Would Higher Ed go back 'offline' again?
The pandemic made the universities scramble into online education. What happens next is the question.
One line of thought is that this is just a temporary disruption. Life will return to normal, perhaps in 6 to 12 months time, and the classes will resume. Online will disappear to the margins, where it was.
The other is that this is an irreversible loss of innocence. The rubicon has been crossed and a new normal has emerged. Even when this pandemic is behind us, we will never go back again to education-as-usual.
Temporary disruption
Indeed, it is perfectly logical to see the pandemic-induced online surge as temporary. As we live through imposed constraints, it's hard to imagine anything to be long term. The changes have happened overnight and we have had little time to adjust to it. We are hoping this will pass - soon - alongwith all its relics and practices.
It is also true that online education has failed to live up to the hype. Universities and colleges went into poorly prepared, assuming, as technology companies wanted them to do, that moving classes online is a simple matter of Zooming the lectures. That online learning is a different thing and needs careful consideration of students' surrounding and their experiences has not been fully appreciated.
The poor experience that this created has made students demand refund of their fees. The shortcomings of this enforced online experience were too apparent and stood out to be a poor alternative of the real thing. Besides, the universities and the professors themselves treated this as a temporary solution too - hoping and promising both the students and itself that normalcy would be restored as soon as possible.
But the trouble is that the virus may never go away. Genie is out of the bottle, perhaps! It may take a long time - if ever - to get back to education-as-usual. And, in the meantime, while the 'normal' remains in a limbo, online may improve and new, more thoughtful, solutions may emerge.
A New Normal
This is the basis of thinking that this pandemic could be a pivot in Higher Education. This period of constraints will allow new solutions to emerge. That the usual things are not possible will create space for the emerging ideas to stand out and gain traction. The attention to the online offerings will eventually sweep away the hastily cobbled online classes that we do today; a new generation of tutors, who do not apologise for their lack of familiarity with Skype, will come about; frameworks and content will be adjusted to online delivery - and soon, sooner than we found a way out of the pandemic, there will be viable online alternatives on offer.
This could also be a more profound change than just more sophisticated platforms and online-ready course delivery. The profound changes in family life and work will also matter. Suddenly, everyone understands what work for home means, for starters. That strange possibility of the whole family in a single room working together is realised. Headphones and webcams are now household items; personal laptops are a necessity. For a long time, the evangelists of online learning focused on the supply side of the equation - better courses, cleverer platforms - and ignored the demand side of it. The pandemic has created the demand stimulus and at the least, enabled the material environment for better online learning. This should, in turn, stimulate a further round of supply-side innovations.
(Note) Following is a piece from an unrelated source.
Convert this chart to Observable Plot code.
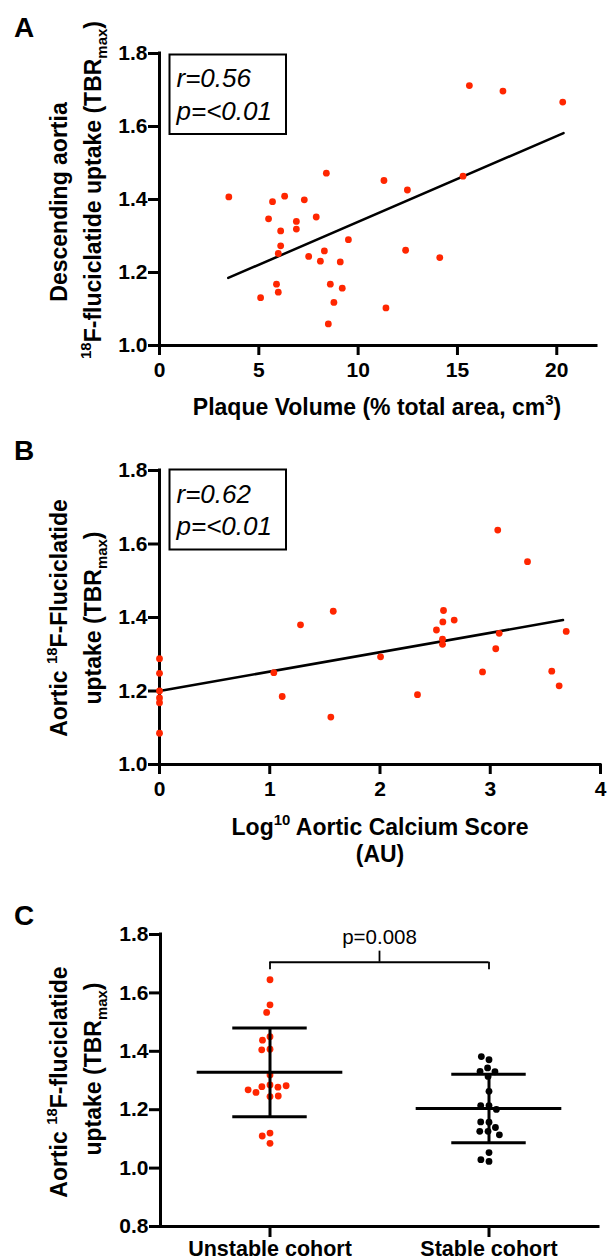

But whether this leads to an irreversible change of habit and creates new institutional forms at least as legitimate as the universities as we know it will depend on whether this emergent form addresses the value question appropriately. If limited to being the technology-enabled alternative of the classes that could not be held as usual, the online options will always be seen as deficient. However, if this becomes an entrepreneurial moment and unaddressed needs could be found and resolved, this will reshape the landscape.
New needs
Education needed a reset for more reasons than one. The work was changing. The society was becoming more unequal and with time, education became a factory of privilege rather than a guarantee of social mobility. The institutional form of education - schools, colleges, universities - creates value through scarcity and that artificial scarcity, in its turn, drives up costs of education without the corresponding productivity gains. Despite higher education's implicit promise of democratic inclusivity, its mechanism of exclusion has generated the opposite result - a democratic decline and rise to power of silver-tongued demagogues. Meritocracy exceeded its brief and encroached on civil rights, becoming the new excuse for deprievation. The mind-numbing failure to contain the Virus and protect our ways of life have highlighted these shortcomings - and as we slide in and out of the abyss, some fundamental education questions need to be asked. Not just about things universities did, but also about the things they did not, could not and would not do.
These are the real reasons the education may not go back 'offline' education. Not everything was alright and this opportunity now lets us see that. As we ask questions about all aspects of modern lives, we need to ask them about education too.
This loss of innocence may not be the original sin but rather the Promethean moment of lighting a fire.